Minimum Time Spacecraft Reorientation with Hybrid Heuristic/Gradient Optimization Methods
Open Access
- Author:
- Guyer, Luke
- Area of Honors:
- Aerospace Engineering
- Degree:
- Bachelor of Science
- Document Type:
- Thesis
- Thesis Supervisors:
- Robert G. Melton, Thesis Supervisor
Mark David Maughmer, Thesis Honors Advisor - Keywords:
- Metaheuristics
Optimization
Particle Swarm Optimization
Ant Colony Optimization
Spacecraft Dynamics
Hybrid Optimization
Spacecraft Reorientation - Abstract:
- Spacecraft often need to be reoriented in a time-optimal manner to satisfy mission requirements. By formulating a maneuver as a mathematical optimization problem, reorientation has been studied extensively in the past in search of fast yet sufficiently optimal solutions. Attitude constraints may also be necessary to avoid the damaging of optical sensors by bright celestial bodies. This research considers a hybrid heuristic/gradient optimization algorithm applied to an inverse dynamics formulation of spacecraft reorientation as a fast approach at finding a sufficiently optimal reorientation time in constrained space. Two heuristic algorithms, Particle Swarm Optimization (PSO) and the Continuous Interacting Ant Colony (CIAC) algorithm, were paired with a gradient-based optimizer to make up two different versions of the hybrid solver.
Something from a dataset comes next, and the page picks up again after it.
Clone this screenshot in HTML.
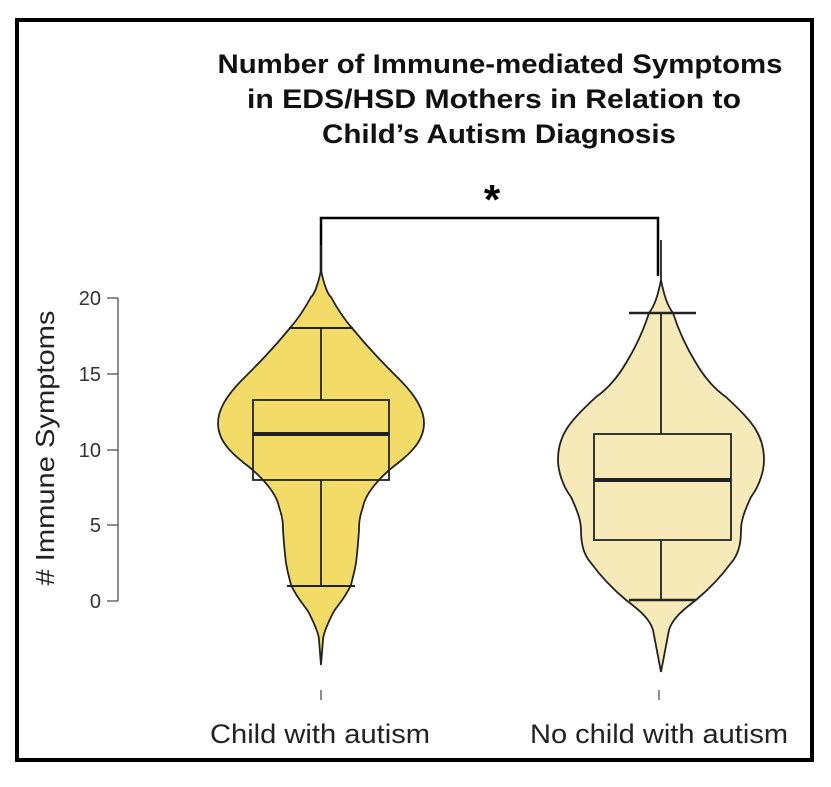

For the constrained case in which 500 or more heuristic iterations were used, the algorithm found a feasible solution 90% of the time and a quasi-optimal solution 82% of the time, requiring 1.5 minutes of runtime in MATLAB. The gradient-based optimizer provided a significant improvement to a purely heuristic solution, decreasing a CIAC maneuver time by 40% and a PSO maneuver time by as much as 60%. For the case of unconstrained reorientation, the optimizer exhibited out-of-plane motion and control torques approaching bang-bang structures. The CIAC version of the hybrid algorithm consistently performed faster and found lower average maneuver times than PSO in less heuristic iterations.